Between inspections, earnest money, insurance, 5% down, and my part of closing costs, I will be out at least $9,000, probably pushing closer to $10,000-$11,000 after all is said and done. I have an above average income by local standards, but I'm single and that's a fairly big chunk of change to come up with. My credit score with all three bureaus is above 780.
On a purely technical level, my mortgage is probably somewhat risky because it's below 20% down, but I can cashflow the mortgage payment without an issue. One of the biggest barriers to homeownership, especially for younger people, singles, or those in high cost areas, are the initial startup costs to merely get into the home. That's not accounting for any "bumps in the road."
By contrast, locally, I can get into a rental townhome similar to what I have for one month's deposit. Renting has much lower startup costs. That's going to be about $1,000. The rent will be about $1,000/month, and will likely rise annually. On most months, the rent will far exceed my mortgage payment plus repairs. Apart from a relatively small increase in my mortgage insurance or property taxes (this is a low tax area of a low tax state), my mortgage payment is mostly locked in.
The loans have been rebranded. Largely gone are the monikers subprime and Alt-A, a type of mortgage that earned the nickname “liar loan” because so many borrowers faked their income and assets. Now they are called non-qualified, or non-QM, because they don’t comply with postcrisis standards set by the Consumer Financial Protection Bureau for preventing borrowers from getting loans they can’t afford.
Don't forget the NINJA loan. No Income, No Job or Assets.
[quote=Lowexpectations;56008932]Subprime loans aren’t a problem, it’s when you get into the no documentation or alt where the issue really started occurring[/QUOTE
I'm closing on a property in about three weeks. All in, my PITI with MI and taxes and insurance in escrow is $659/month. This is for a ~1200 sq. ft, 2BR/2BA townhome with a 544 sq. ft. garage. I'm paying $98,500 for it. 30 year conventional loan. The townhome has brand new appliances (basic builder grade stuff, but it's fine for me), new granite countertops, new laminate flooring and carpet. Other than doing a few minor things to taste, nothing needs to be done.

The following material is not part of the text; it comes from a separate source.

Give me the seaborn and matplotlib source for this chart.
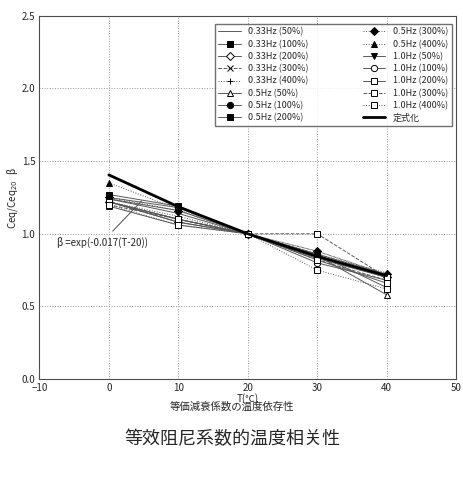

Between inspections, earnest money, insurance, 5% down, and my part of closing costs, I will be out at least $9,000, probably pushing closer to $10,000-$11,000 after all is said and done. I have an above average income by local standards, but I'm single and that's a fairly big chunk of change to come up with. My credit score with all three bureaus is above 780.
On a purely technical level, my mortgage is probably somewhat risky because it's below 20% down, but I can cashflow the mortgage payment without an issue. One of the biggest barriers to homeownership, especially for younger people, singles, or those in high cost areas, are the initial startup costs to merely get into the home. That's not accounting for any "bumps in the road."

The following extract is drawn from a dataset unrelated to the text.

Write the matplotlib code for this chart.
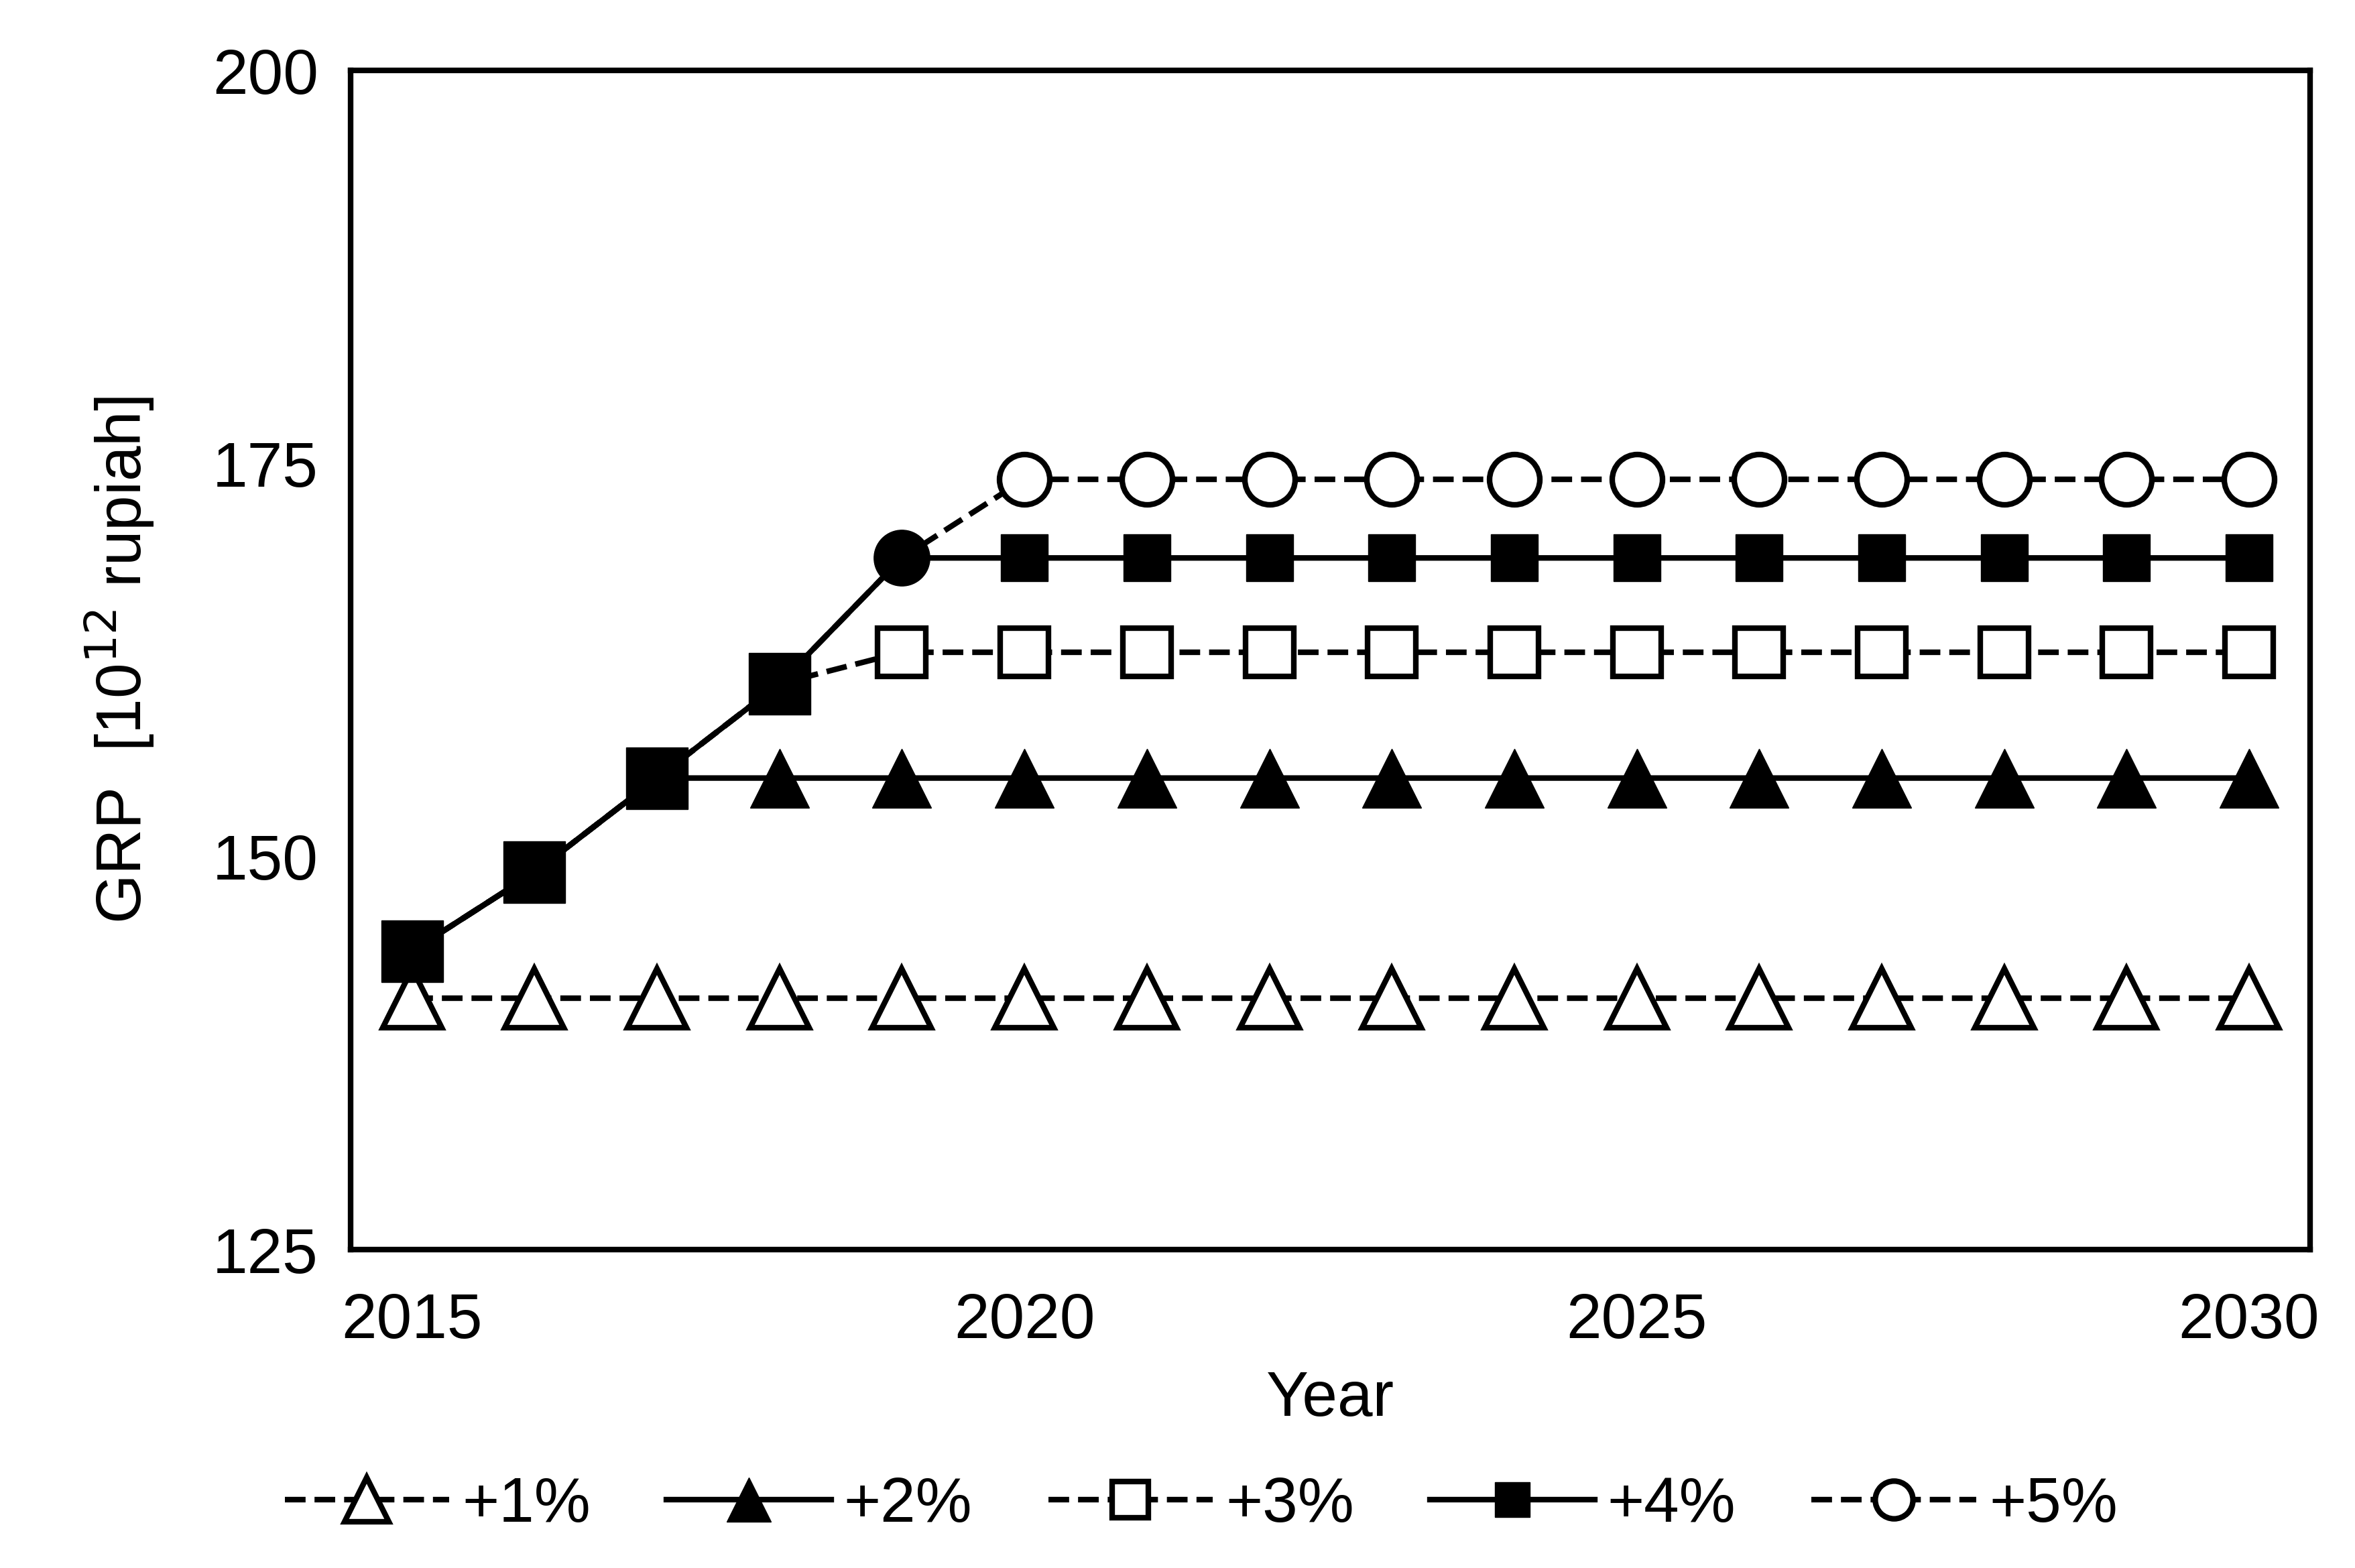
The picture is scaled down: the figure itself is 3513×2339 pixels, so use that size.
import matplotlib.pyplot as plt

plt.rcParams['font.family'] = ['Liberation Sans', 'DejaVu Sans']

years = list(range(2015, 2031))
hist_years = [2015, 2016, 2017, 2018]
hist_vals = [144, 149, 155, 161]
p1 = [141] * 16
p2 = [144, 149, 155] + [155] * 13
p3 = [144, 149, 155, 161] + [163] * 12
p4 = [144, 149, 155, 161] + [169] * 12
p5 = [144, 149, 155, 161, 169] + [174] * 11

fig = plt.figure(figsize=(35.13, 23.39), dpi=100)
ax = fig.add_axes([0.149, 0.203, 0.832, 0.752])
lw = 6
fs = 68

ax.plot(years, p1, 'k--', lw=lw, marker='^', ms=64, mfc='white', mew=lw, label='+1%')
ax.plot(years, p5, 'k--', lw=lw, marker='o', ms=54, mfc='white', mew=lw, markevery=range(5, 16), label='+5%')
ax.plot(years, p3, 'k--', lw=lw, marker='s', ms=52, mfc='white', mew=lw, markevery=range(4, 16), label='+3%')
ax.plot(years, p4, 'k-', lw=lw, marker='s', ms=50, mfc='black', markevery=range(5, 16), label='+4%')
ax.plot(years, p2, 'k-', lw=lw, marker='^', ms=64, mfc='black', markevery=range(3, 16), label='+2%')
ax.plot(hist_years, hist_vals, 'ks', ms=66)
ax.plot([2019], [169], 'ko', ms=60)

ax.set_xlim(2014.5, 2030.5)
ax.set_ylim(125, 200)
ax.set_xticks([2015, 2020, 2025, 2030])
ax.set_yticks([125, 150, 175, 200])
ax.tick_params(labelsize=fs, length=0)
ax.tick_params(axis='x', pad=45)
ax.tick_params(axis='y', pad=35)
for s in ax.spines.values():
    s.set_linewidth(6)
ax.set_xlabel('Year', fontsize=fs, labelpad=20)
ax.set_ylabel('GRP  [10$^{12}$ rupiah]', fontsize=fs, labelpad=60)

h, l = ax.get_legend_handles_labels()
order = [0, 4, 2, 3, 1]
leg = fig.legend([h[i] for i in order], [l[i] for i in order], loc='center',
                 bbox_to_anchor=(0.51, 0.04), ncol=5, frameon=False, fontsize=fs,
                 handlelength=2.6, columnspacing=1.2, handletextpad=0.2, markerscale=0.75)

fig.savefig('out.png', dpi=100)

By contrast, locally, I can get into a rental townhome similar to what I have for one month's deposit. Renting has much lower startup costs. That's going to be about $1,000. The rent will be about $1,000/month, and will likely rise annually. On most months, the rent will far exceed my mortgage payment plus repairs. Apart from a relatively small increase in my mortgage insurance or property taxes (this is a low tax area of a low tax state), my mortgage payment is mostly locked in.
In your situation the lender counts on PMI to mitigate the risk That is to insure the portion of the loan between 65 and 95% Loan to value. Not considered subprime. The problem is counter party trust. Can the MI company be counted on to pay the claim in event of a default? Time will tell Interestingly- VA insured loans pools at 100% loan to value perform well thus Wall Street pays a premium for Ginnie Mae securities
The only thing we learn from history is that we don't learn anything from history.
After the savings and loan debacle of the 1980s, laws were passed, and government swore it could never happen again.
After the collapse of the mid 2000s laws were passed, and government swore it could never happen again.
Well, folks, looks like we're on the way to another debacle, after which laws will be passed and government will swear it could never happen again.